'''

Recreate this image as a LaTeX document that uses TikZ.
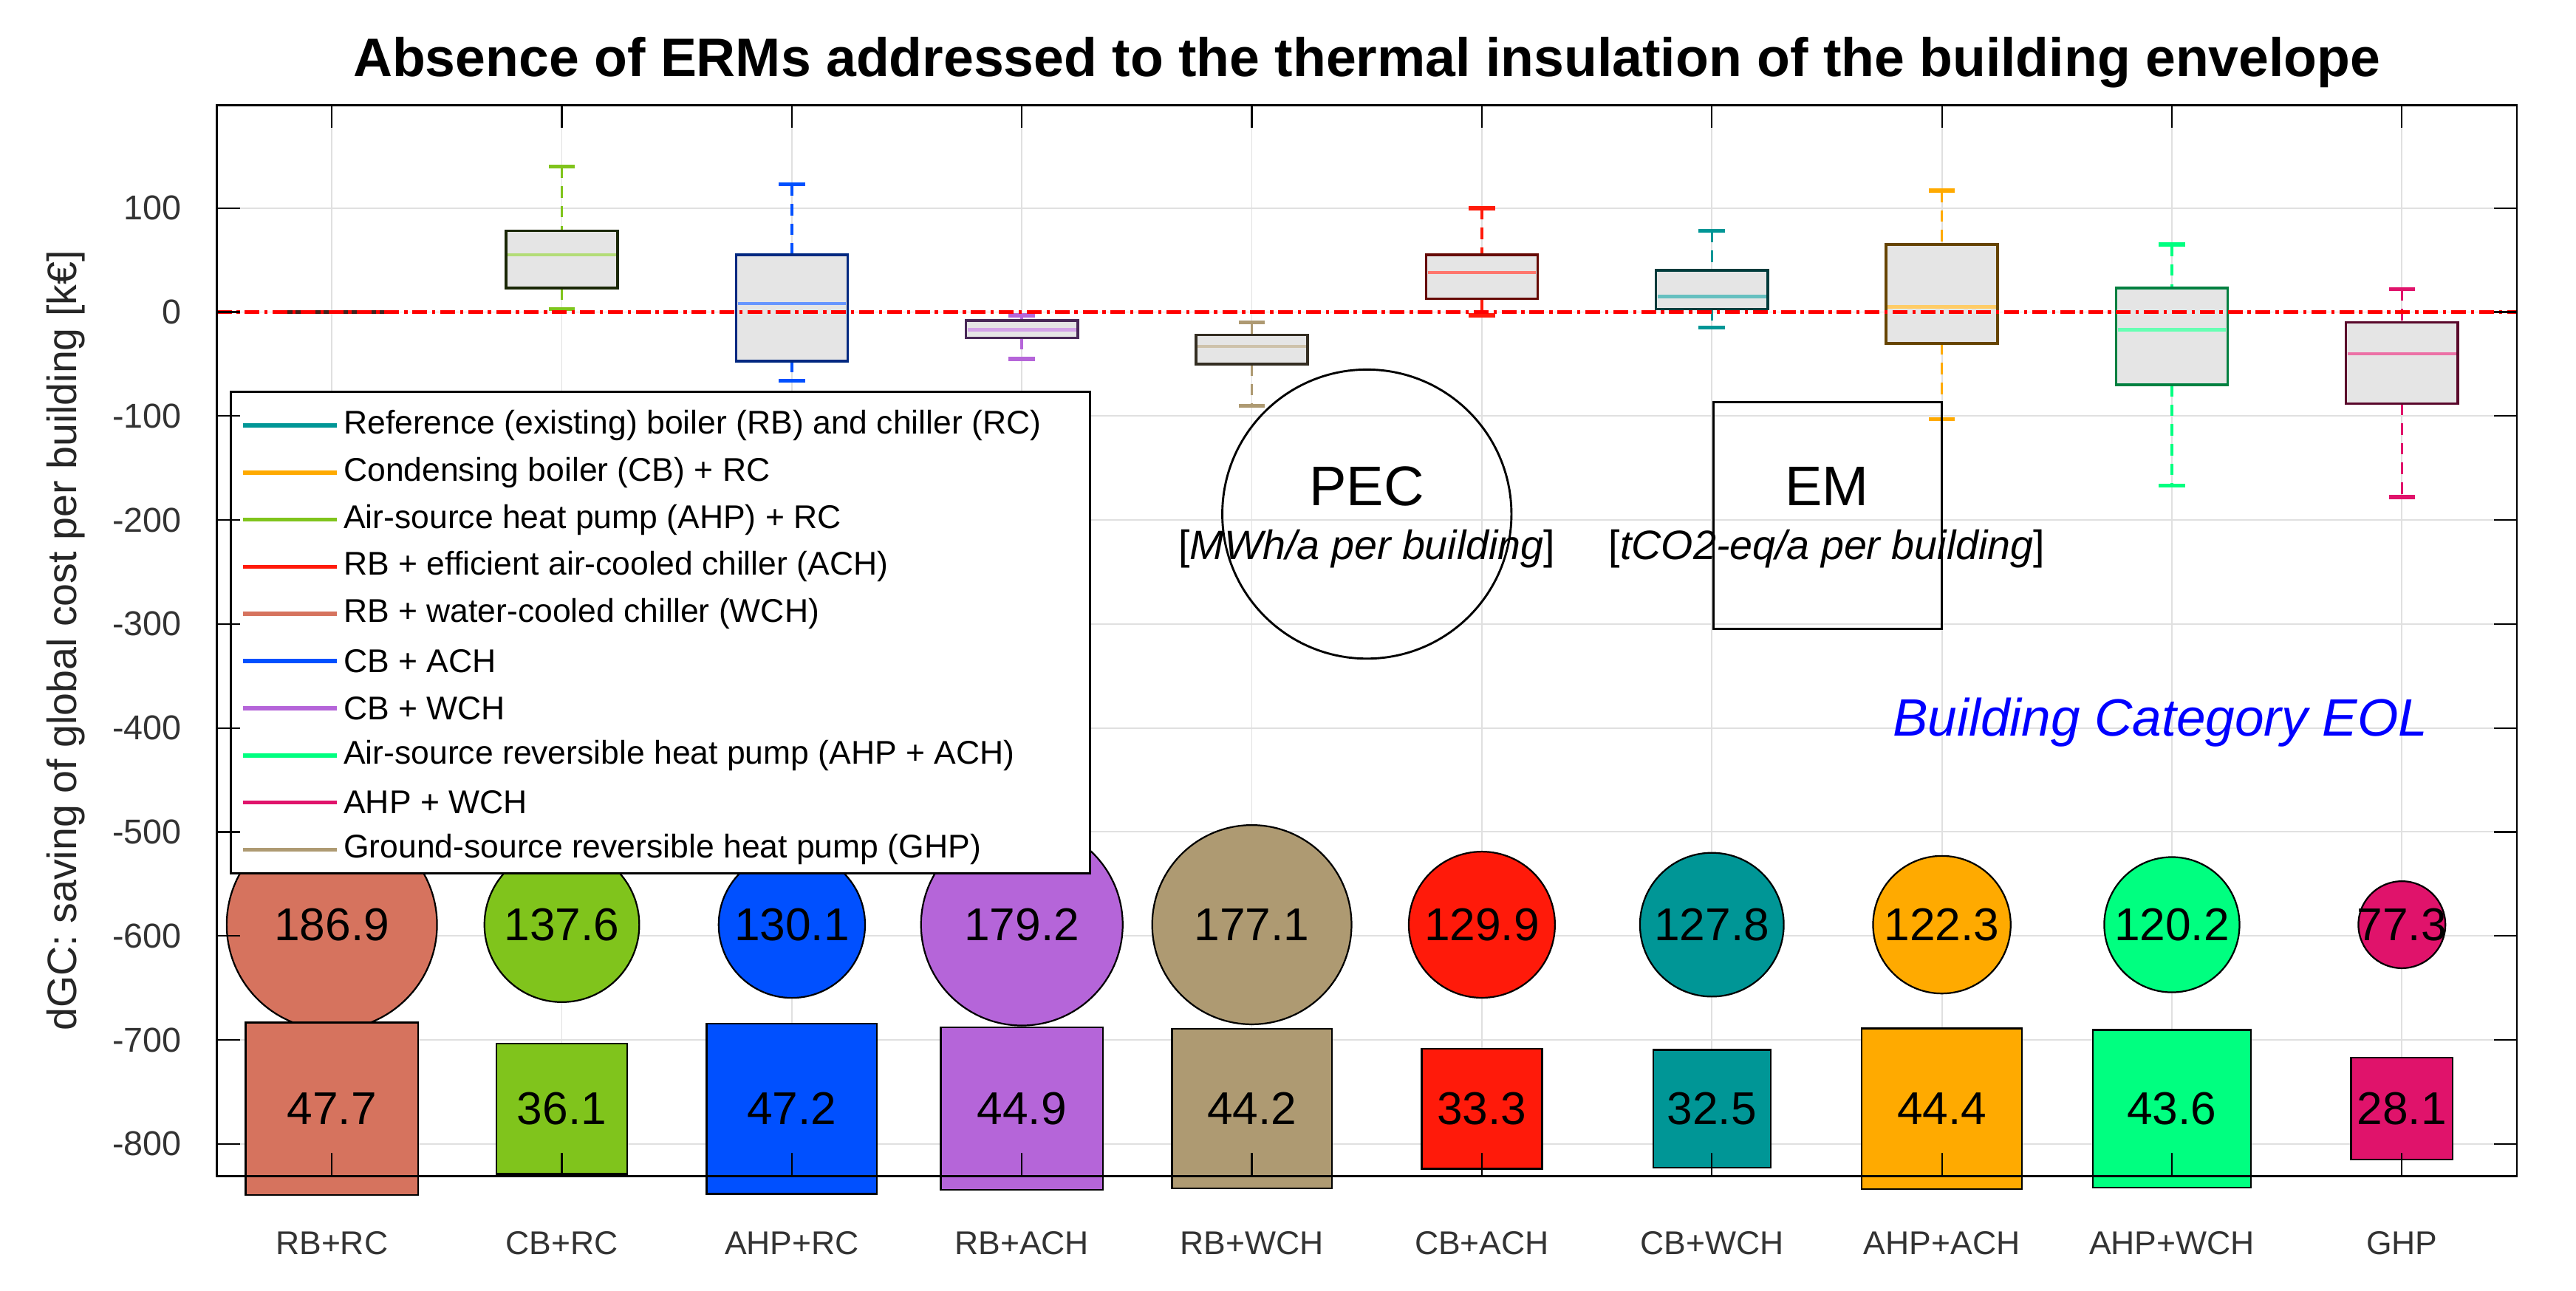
\documentclass[tikz,border=0pt]{standalone}
\usepackage{fontspec}
\setmainfont{Liberation Sans}
\begin{document}
\begin{tikzpicture}[x=1pt,y=-1pt,
  grid/.style={draw=black!12,line width=0.8pt},
  tick/.style={font=\fontsize{21}{21}\selectfont,text=black!80},
  leg/.style={font=\fontsize{20}{20}\selectfont,anchor=west,inner sep=0pt},
  val/.style={font=\fontsize{28}{28}\selectfont,inner sep=0pt},
  mk/.style={draw=black,line width=1pt}]
\definecolor{cTeal}{HTML}{009696}
\definecolor{cOrange}{HTML}{FFAA00}
\definecolor{cYG}{HTML}{80C41C}
\definecolor{cRed}{HTML}{FF1A0A}
\definecolor{cSal}{HTML}{D6735E}
\definecolor{cBlue}{HTML}{0050FF}
\definecolor{cPur}{HTML}{B565D9}
\definecolor{cSpr}{HTML}{00FF80}
\definecolor{cCrim}{HTML}{E0136B}
\definecolor{cTan}{HTML}{AE9A72}
\useasboundingbox (0,0) rectangle (1568,786);
% grid
\foreach \xx in {202,342,...,1462} \draw[grid] (\xx,64) -- (\xx,716);
\foreach \v in {1,...,-8} \draw[grid] (132,{190-63.3*\v}) -- (1532,{190-63.3*\v});
% boxplots
\newcommand\bxp[8]{%
  \draw[#7,line width=1.6pt,dash pattern=on 7pt off 5pt] (#1,#2) -- (#1,#3) (#1,#5) -- (#1,#6);
  \draw[#7,line width=2.5pt] (#1-8,#2) -- (#1+8,#2) (#1-8,#6) -- (#1+8,#6);
  \draw[fill=black!10,draw=#8,line width=1.6pt] (#1-34,#3) rectangle (#1+34,#5);
  \draw[#7!60,line width=2pt] (#1-33,#4) -- (#1+33,#4);}
\draw[black!70!cSal,line width=2pt] (168,190) -- (236,190);
\bxp{342}{101.4}{140.6}{155.2}{175.4}{188.1}{cYG}{black!80!cYG}
\bxp{482}{112.1}{155.2}{184.9}{219.8}{231.8}{cBlue}{black!50!cBlue}
\bxp{622}{191.9}{195.1}{200.8}{205.8}{218.5}{cPur}{black!60!cPur}
\bxp{762}{196.3}{203.9}{210.9}{221.7}{247}{cTan}{black!70!cTan}
\bxp{902}{126.7}{155.2}{166}{181.8}{191.9}{cRed}{black!60!cRed}
\bxp{1042}{140.6}{164.7}{180.5}{188.1}{199.5}{cTeal}{black!60!cTeal}
\bxp{1182}{116}{148.9}{186.8}{209}{255.2}{cOrange}{black!60!cOrange}
\bxp{1322}{148.9}{175.4}{200.8}{234.3}{295.7}{cSpr}{black!50!cSpr}
\bxp{1462}{176.1}{196.3}{215.3}{245.7}{302.7}{cCrim}{black!60!cCrim}
\draw[red,line width=2.2pt,dash pattern=on 9pt off 3pt on 2pt off 3pt] (132,190) -- (1532,190);
% circles and squares
\newcommand\cs[5]{%
  \node[mk,circle,fill=#4,minimum size={0.685pt*#2},inner sep=0pt] (c#5) at (#1,563) {};
  \node[val] (cv#5) at (#1,563) {#2};
  \node[mk,rectangle,fill=#4,minimum size={2.2pt*#3},inner sep=0pt] (s#5) at (#1,675) {};
  \node[val] (sv#5) at (#1,675) {#3};}
\cs{202}{186.9}{47.7}{cSal}{a}
\cs{342}{137.6}{36.1}{cYG}{b}
\cs{482}{130.1}{47.2}{cBlue}{c}
\cs{622}{179.2}{44.9}{cPur}{d}
\cs{762}{177.1}{44.2}{cTan}{e}
\cs{902}{129.9}{33.3}{cRed}{f}
\cs{1042}{127.8}{32.5}{cTeal}{g}
\cs{1182}{122.3}{44.4}{cOrange}{h}
\cs{1322}{120.2}{43.6}{cSpr}{i}
\cs{1462}{77.3}{28.1}{cCrim}{j}
% legend
\node[draw=black,line width=1.2pt,fill=white,minimum width=523pt,minimum height=293pt,inner sep=0pt,anchor=north west] (legend) at (140,238) {};
\foreach [count=\i] \c/\t in {cTeal/Reference (existing) boiler (RB) and chiller (RC),
  cOrange/Condensing boiler (CB) + RC,
  cYG/Air-source heat pump (AHP) + RC,
  cRed/RB + efficient air-cooled chiller (ACH),
  cSal/RB + water-cooled chiller (WCH),
  cBlue/CB + ACH,
  cPur/CB + WCH,
  cSpr/Air-source reversible heat pump (AHP + ACH),
  cCrim/AHP + WCH,
  cTan/Ground-source reversible heat pump (GHP)} {
  \draw[\c,line width=2.5pt] (148,{259+28.7*(\i-1)}) -- (205,{259+28.7*(\i-1)});
  \node[leg] (l\i) at (209,{259+28.7*(\i-1)}) {\t};
}
% PEC / EM
\node[draw=black,line width=1.3pt,circle,minimum size=176pt,inner sep=0pt] (pec) at (832,313) {};
\node[font=\fontsize{34}{34}\selectfont] (pect) at (832,296) {PEC};
\node[font=\fontsize{25}{25}\selectfont] (pecu) at (832,334) {[\textit{MWh/a per building}]};
\node[draw=black,line width=1.3pt,minimum width=139pt,minimum height=138pt,inner sep=0pt] (em) at (1112.5,314) {};
\node[font=\fontsize{34}{34}\selectfont] (emt) at (1112,296) {EM};
\node[font=\fontsize{25}{25}\selectfont] (emu) at (1112,334) {[\textit{tCO2-eq/a per building}]};
\node[font=\fontsize{32}{32}\selectfont\itshape,text=blue] (cat) at (1315,440) {Building Category EOL};
% axes frame and ticks
\draw[black,line width=1.2pt] (132,64) rectangle (1532,716);
\foreach \v/\lab in {1/100,0/0,-1/-100,-2/-200,-3/-300,-4/-400,-5/-500,-6/-600,-7/-700,-8/-800} {
  \draw[line width=1pt] (132,{190-63.3*\v}) -- (146,{190-63.3*\v});
  \draw[line width=1pt] (1532,{190-63.3*\v}) -- (1518,{190-63.3*\v});
  \node[tick,anchor=east] (yt\v) at (114,{190-63.3*\v}) {\lab};
}
\foreach [count=\i] \t in {RB+RC,CB+RC,AHP+RC,RB+ACH,RB+WCH,CB+ACH,CB+WCH,AHP+ACH,AHP+WCH,GHP} {
  \draw[line width=1pt] ({202+140*(\i-1)},716) -- ({202+140*(\i-1)},702);
  \draw[line width=1pt] ({202+140*(\i-1)},64) -- ({202+140*(\i-1)},78);
  \node[tick,font=\fontsize{20}{20}\selectfont] (xt\i) at ({202+140*(\i-1)},757) {\t};
}
\node[font=\fontsize{25}{25}\selectfont,rotate=90,text=black!85] (ylab) at (40,390) {dGC: saving of global cost per building [k€]};
\node[font=\fontsize{33}{33}\selectfont\bfseries] (title) at (832,38) {Absence of ERMs addressed to the thermal insulation of the building envelope};
\end{tikzpicture}
\end{document}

'''

# [WHAT THIS TASK INVOLVES]
Reproduce the material above verbatim; omit every picture.

# [TASK RESPONSE]
Recreate this image as a LaTeX document that uses TikZ.
\documentclass[tikz,border=0pt]{standalone}
\usepackage{fontspec}
\setmainfont{Liberation Sans}
\begin{document}
\begin{tikzpicture}[x=1pt,y=-1pt,
  grid/.style={draw=black!12,line width=0.8pt},
  tick/.style={font=\fontsize{21}{21}\selectfont,text=black!80},
  leg/.style={font=\fontsize{20}{20}\selectfont,anchor=west,inner sep=0pt},
  val/.style={font=\fontsize{28}{28}\selectfont,inner sep=0pt},
  mk/.style={draw=black,line width=1pt}]
\definecolor{cTeal}{HTML}{009696}
\definecolor{cOrange}{HTML}{FFAA00}
\definecolor{cYG}{HTML}{80C41C}
\definecolor{cRed}{HTML}{FF1A0A}
\definecolor{cSal}{HTML}{D6735E}
\definecolor{cBlue}{HTML}{0050FF}
\definecolor{cPur}{HTML}{B565D9}
\definecolor{cSpr}{HTML}{00FF80}
\definecolor{cCrim}{HTML}{E0136B}
\definecolor{cTan}{HTML}{AE9A72}
\useasboundingbox (0,0) rectangle (1568,786);
% grid
\foreach \xx in {202,342,...,1462} \draw[grid] (\xx,64) -- (\xx,716);
\foreach \v in {1,...,-8} \draw[grid] (132,{190-63.3*\v}) -- (1532,{190-63.3*\v});
% boxplots
\newcommand\bxp[8]{%
  \draw[#7,line width=1.6pt,dash pattern=on 7pt off 5pt] (#1,#2) -- (#1,#3) (#1,#5) -- (#1,#6);
  \draw[#7,line width=2.5pt] (#1-8,#2) -- (#1+8,#2) (#1-8,#6) -- (#1+8,#6);
  \draw[fill=black!10,draw=#8,line width=1.6pt] (#1-34,#3) rectangle (#1+34,#5);
  \draw[#7!60,line width=2pt] (#1-33,#4) -- (#1+33,#4);}
\draw[black!70!cSal,line width=2pt] (168,190) -- (236,190);
\bxp{342}{101.4}{140.6}{155.2}{175.4}{188.1}{cYG}{black!80!cYG}
\bxp{482}{112.1}{155.2}{184.9}{219.8}{231.8}{cBlue}{black!50!cBlue}
\bxp{622}{191.9}{195.1}{200.8}{205.8}{218.5}{cPur}{black!60!cPur}
\bxp{762}{196.3}{203.9}{210.9}{221.7}{247}{cTan}{black!70!cTan}
\bxp{902}{126.7}{155.2}{166}{181.8}{191.9}{cRed}{black!60!cRed}
\bxp{1042}{140.6}{164.7}{180.5}{188.1}{199.5}{cTeal}{black!60!cTeal}
\bxp{1182}{116}{148.9}{186.8}{209}{255.2}{cOrange}{black!60!cOrange}
\bxp{1322}{148.9}{175.4}{200.8}{234.3}{295.7}{cSpr}{black!50!cSpr}
\bxp{1462}{176.1}{196.3}{215.3}{245.7}{302.7}{cCrim}{black!60!cCrim}
\draw[red,line width=2.2pt,dash pattern=on 9pt off 3pt on 2pt off 3pt] (132,190) -- (1532,190);
% circles and squares
\newcommand\cs[5]{%
  \node[mk,circle,fill=#4,minimum size={0.685pt*#2},inner sep=0pt] (c#5) at (#1,563) {};
  \node[val] (cv#5) at (#1,563) {#2};
  \node[mk,rectangle,fill=#4,minimum size={2.2pt*#3},inner sep=0pt] (s#5) at (#1,675) {};
  \node[val] (sv#5) at (#1,675) {#3};}
\cs{202}{186.9}{47.7}{cSal}{a}
\cs{342}{137.6}{36.1}{cYG}{b}
\cs{482}{130.1}{47.2}{cBlue}{c}
\cs{622}{179.2}{44.9}{cPur}{d}
\cs{762}{177.1}{44.2}{cTan}{e}
\cs{902}{129.9}{33.3}{cRed}{f}
\cs{1042}{127.8}{32.5}{cTeal}{g}
\cs{1182}{122.3}{44.4}{cOrange}{h}
\cs{1322}{120.2}{43.6}{cSpr}{i}
\cs{1462}{77.3}{28.1}{cCrim}{j}
% legend
\node[draw=black,line width=1.2pt,fill=white,minimum width=523pt,minimum height=293pt,inner sep=0pt,anchor=north west] (legend) at (140,238) {};
\foreach [count=\i] \c/\t in {cTeal/Reference (existing) boiler (RB) and chiller (RC),
  cOrange/Condensing boiler (CB) + RC,
  cYG/Air-source heat pump (AHP) + RC,
  cRed/RB + efficient air-cooled chiller (ACH),
  cSal/RB + water-cooled chiller (WCH),
  cBlue/CB + ACH,
  cPur/CB + WCH,
  cSpr/Air-source reversible heat pump (AHP + ACH),
  cCrim/AHP + WCH,
  cTan/Ground-source reversible heat pump (GHP)} {
  \draw[\c,line width=2.5pt] (148,{259+28.7*(\i-1)}) -- (205,{259+28.7*(\i-1)});
  \node[leg] (l\i) at (209,{259+28.7*(\i-1)}) {\t};
}
% PEC / EM
\node[draw=black,line width=1.3pt,circle,minimum size=176pt,inner sep=0pt] (pec) at (832,313) {};
\node[font=\fontsize{34}{34}\selectfont] (pect) at (832,296) {PEC};
\node[font=\fontsize{25}{25}\selectfont] (pecu) at (832,334) {[\textit{MWh/a per building}]};
\node[draw=black,line width=1.3pt,minimum width=139pt,minimum height=138pt,inner sep=0pt] (em) at (1112.5,314) {};
\node[font=\fontsize{34}{34}\selectfont] (emt) at (1112,296) {EM};
\node[font=\fontsize{25}{25}\selectfont] (emu) at (1112,334) {[\textit{tCO2-eq/a per building}]};
\node[font=\fontsize{32}{32}\selectfont\itshape,text=blue] (cat) at (1315,440) {Building Category EOL};
% axes frame and ticks
\draw[black,line width=1.2pt] (132,64) rectangle (1532,716);
\foreach \v/\lab in {1/100,0/0,-1/-100,-2/-200,-3/-300,-4/-400,-5/-500,-6/-600,-7/-700,-8/-800} {
  \draw[line width=1pt] (132,{190-63.3*\v}) -- (146,{190-63.3*\v});
  \draw[line width=1pt] (1532,{190-63.3*\v}) -- (1518,{190-63.3*\v});
  \node[tick,anchor=east] (yt\v) at (114,{190-63.3*\v}) {\lab};
}
\foreach [count=\i] \t in {RB+RC,CB+RC,AHP+RC,RB+ACH,RB+WCH,CB+ACH,CB+WCH,AHP+ACH,AHP+WCH,GHP} {
  \draw[line width=1pt] ({202+140*(\i-1)},716) -- ({202+140*(\i-1)},702);
  \draw[line width=1pt] ({202+140*(\i-1)},64) -- ({202+140*(\i-1)},78);
  \node[tick,font=\fontsize{20}{20}\selectfont] (xt\i) at ({202+140*(\i-1)},757) {\t};
}
\node[font=\fontsize{25}{25}\selectfont,rotate=90,text=black!85] (ylab) at (40,390) {dGC: saving of global cost per building [k€]};
\node[font=\fontsize{33}{33}\selectfont\bfseries] (title) at (832,38) {Absence of ERMs addressed to the thermal insulation of the building envelope};
\end{tikzpicture}
\end{document}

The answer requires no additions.